When followers of Jesus aren’t careful to clearly distinguish the Kingdom from their own nation, we easily end up Christianizing aspects of our national culture we ought to be revolting against.

Good stuff. Where have I heard this before? From Wilson, Leithart, and the other contributors to the book in question of course! They actually don’t spend much near as much time writing and preaching against things like Open Theism as they do writing and preaching against the subversion of Chritianity by the culture (especially American culture). If someone had given me the quote above and asked me who said it, I probably would have said Wilson.

Funny what people can still have in common. Are there heretics on your team?

Unfunded goals

Programmer/writer Chad Fowler has some killer commentary on consumerism. Can you see yourself in any of this? Wow.

Experiment: next time a really important goal comes along, I’m not allowed to do any discretionary spending related to that goal.

My hypothesis is that unfunded life goals stand a better chance of being met.

Read the whole thing (it’s short).

Music is not worship

Today, Michael Spencer called out EXACTLY what I’ve been thinking (and writing about) for a couple years.

Does anyone- I mean, really, seriously- have any idea what is actually happening within the worship culture of evangelicals?

Worship has now become a musical term. Praise and worship means music. Let’s worship means the band will play. We need to give more time to worship doesn’t mean silent prayer or public scripture reading or any kind of participatory liturgy. It means music.

My early (and very amateur) study of the Greek and Hebrew showed that of the 100+ times that worship appears in the Bible, it nearly always means “bowing down” and virtually never music by any stretch.

Don’t get me wrong, I love music. But music is not worship. And music you are only listening to (not participating in) is even less so. That listening to tunes is often the centerpiece of our corporate gatherings has contributed greatly to the self-destruction of the evangelical church.

Taking a break

I’m going to take a break from blogging for a while to refocus on some priorities.

Expect infrequent posts for at least several weeks.

Thanks to the handful of you that follow some of the things I cram in this scrapbook.

A new way to classify mankind

There are two kinds of people in this world…

You can follow that statement by a lot of phrases. We love to classify things.
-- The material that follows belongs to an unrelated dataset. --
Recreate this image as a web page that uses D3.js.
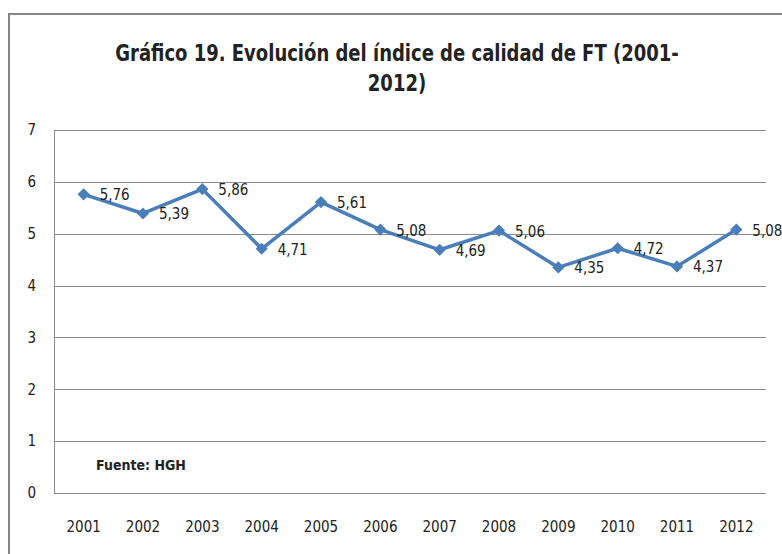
<!DOCTYPE html>
<html>
<head>
<meta charset="utf-8">
<script src="https://cdn.jsdelivr.net/npm/d3@7"></script>
<style>
  body { margin: 0; background: #fff; }
  text { font-family: "DejaVu Sans Condensed", "DejaVu Sans", sans-serif; fill: #222; }
</style>
</head>
<body>
<script>
var years = ['2001', '2002', '2003', '2004', '2005', '2006', '2007', '2008', '2009', '2010', '2011', '2012'];
var values = [5.76, 5.39, 5.86, 4.71, 5.61, 5.08, 4.69, 5.06, 4.35, 4.72, 4.37, 5.08];
var yTicks = [0, 1, 2, 3, 4, 5, 6, 7];
var titleLines = ['Gráfico 19. Evolución del índice de calidad de FT (2001-', '2012)'];
var source = 'Fuente: HGH';

var width = 782,
    height = 554;

var margin = {top: 130, left: 54, right: 16, bottom: 61};

var svg = d3.select('body')
  .append('svg')
  .attr('width', width)
  .attr('height', height);

// outer chart frame
svg.append('rect')
  .attr('x', 9)
  .attr('y', 14)
  .attr('width', width + 20)
  .attr('height', height + 20)
  .attr('fill', '#fff')
  .attr('stroke', '#868686')
  .attr('stroke-width', 2);

// title is squeezed a bit to mimic the narrow office font
svg.selectAll('.title')
  .data(titleLines)
  .enter().append('text')
  .attr('class', 'title')
  .attr('transform', function(d, i) { return 'translate(397,' + (61 + i * 30) + ') scale(0.87,1)'; })
  .attr('text-anchor', 'middle')
  .attr('font-size', 23)
  .attr('font-weight', 'bold')
  .text(function(d) { return d; });

var x = d3.scaleBand()
  .domain(years)
  .range([margin.left, width - margin.right]);

var y = d3.scaleLinear()
  .domain([0, 7])
  .range([height - margin.bottom, margin.top]);

// gridlines
svg.append('g')
  .selectAll('line')
  .data(yTicks)
  .enter().append('line')
  .attr('x1', margin.left)
  .attr('x2', width - margin.right)
  .attr('y1', function(d) { return Math.round(y(d)) + 0.5; })
  .attr('y2', function(d) { return Math.round(y(d)) + 0.5; })
  .attr('stroke', '#8c8c8c')
  .attr('stroke-width', 1);

svg.append('line')
  .attr('x1', margin.left + 0.5)
  .attr('x2', margin.left + 0.5)
  .attr('y1', Math.round(y(7)))
  .attr('y2', Math.round(y(0)) + 1)
  .attr('stroke', '#8c8c8c');

var yAxis = d3.axisLeft(y).tickValues(yTicks).tickFormat(d3.format('d')).tickSize(0).tickPadding(18);
svg.append('g')
  .attr('transform', 'translate(' + margin.left + ',0)')
  .call(yAxis)
  .call(function(g) { g.select('.domain').remove(); })
  .selectAll('text')
  .attr('font-size', 15)
  .attr('font-family', null);

var xAxis = d3.axisBottom(x).tickSize(0).tickPadding(28);
svg.append('g')
  .attr('transform', 'translate(0,' + y(0) + ')')
  .call(xAxis)
  .call(function(g) { g.select('.domain').remove(); })
  .selectAll('text')
  .attr('font-size', 15)
  .attr('font-family', null);

var line = d3.line()
  .x(function(d, i) { return x(years[i]) + x.bandwidth() / 2; })
  .y(function(d) { return y(d); });

svg.append('path')
  .datum(values)
  .attr('d', line)
  .attr('fill', 'none')
  .attr('stroke', '#4a7ebb')
  .attr('stroke-width', 3.5)
  .attr('stroke-linejoin', 'round');

svg.selectAll('.marker')
  .data(values)
  .enter().append('path')
  .attr('class', 'marker')
  .attr('d', d3.symbol().type(d3.symbolDiamond2).size(95))
  .attr('transform', function(d, i) {
    return 'translate(' + (x(years[i]) + x.bandwidth() / 2) + ',' + y(d) + ')';
  })
  .attr('fill', '#4a7ebb');

svg.selectAll('.label')
  .data(values)
  .enter().append('text')
  .attr('class', 'label')
  .attr('x', function(d, i) { return x(years[i]) + x.bandwidth() / 2 + 16; })
  .attr('y', function(d) { return y(d) + 6; })
  .attr('font-size', 15)
  .text(function(d) { return d.toFixed(2).replace('.', ','); });

svg.append('text')
  .attr('x', 96)
  .attr('y', 470)
  .attr('font-size', 14)
  .attr('font-weight', 'bold')
  .text(source);
</script>
</body>
</html>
Here in the conclusion of his anthropological Christian apologetic, Chesterton doesn’t divide the earth into Christians and non-Christians directly, but in light of the preceding discussion, from a curious angle:

The religion of the world, in its right proportions, is not divided into fine shades of mysticism or more or less rational forms of mythology. It is divided by the line between the men who are bringing that message [the gospe of Jesus] and the men who have not yet heard it, or cannot yet believe it.

And later on:

Mohammed did not, like the Magi, find a new star; he saw through his own particular window a glimpse of the great grey field of the ancient starlight. So when we say that the country contains so many Confucians or Buddhists, we mean it contains so many pagans whose prophets have given them another and rather vaguer version of the invisible power; making it not only invisible but almost impersonal.

When we say that they also have temples and idols and priests and periodical festivals, we simply mean that this sort of heathen is enough of a human being to admit the popular element of pomp and pictures and feasts and fairy-tales. We only mean that Pagans have more sense than Puritans. But what the gods are supposed to be, what the priests are commissioned to say, is not a sensational secret like what those running messengers of the Gospel had to say. Nobody else except those messengers has any Gospel; nobody else has any good news; for the simple reason that nobody else has any news.

-G.K. Chesterton, The Everlasting Man, p.309 (Conclusion)

Well that’s it for The Everlasting Man. The copy I retrieved from the library now smells like campfire smoke from my family’s trip to the woods this past weekend. I hope they don’t mind too much.

Photo credit

Calvinist vinegar

The local Calvinists in our town are generally very fond of Chesterton. This is a good thing! They aren’t as boring as R.C. Sproul and can typically take a joke a lot better than John MacArthur (as if that were very difficult). I’m not sure if they WERE this way, so they naturally liked what they found in Chesterton, or they BECAME a bit this way from reading him. A bit of both I’m sure. Maybe they got that way from reading too much Wodehouse or listening to too much blues. Who knows.

Chesterton himself though often takes pot shots at the TULIP folk. Yes, he always includes them in the body of Christ and as necessary for the balance of Orthodoxy to exist, but words like “vinegar” often crop up. It seems likely to me he had met several of the intolerable Scottish variety.

And we only say once more to-day as has been said many times by our fathers: `Long years and centuries ago our fathers or the founders of our people drank, as they dreamed, of the blood of God. Long years and centuries have passed since the strength of that giant vintage has been anything but a legend of the age of giants. Centuries ago already is the dark time of the second fermentation, when the wine of Catholicism turned into the vinegar of Calvinism. Long since that bitter drink has been itself diluted; rinsed out and washed away by the waters of oblivion and the wave of the world. Never did we think to taste again even that bitter tang of sincerity and the spirit, still less the richer and the sweeter strength of the purple vineyards in our dreams of the age of gold. Day by day and year by year we have lowered our hopes and lessened our convictions; we have grown more and more used to seeing those vats and vineyards overwhelmed in the waterfloods and the last savour and suggestion of that special element fading like a stain of purple upon a sea of grey. We have grown used to dilution, to dissolution, to a watering down that went on for ever. But ‘Thou hast kept the good wine until now.’

-G.K. Chesterton, The Everlasting Man, p.299

Keeping the good wine until now. Christianity has been diluted or made bitter. I was surprised to find this language here. This exact sentiment was often expressed during the rise of Pentacostalism in the past 100 years. Perhaps this language is appropriate to every age where the Lord renews and reforms the church.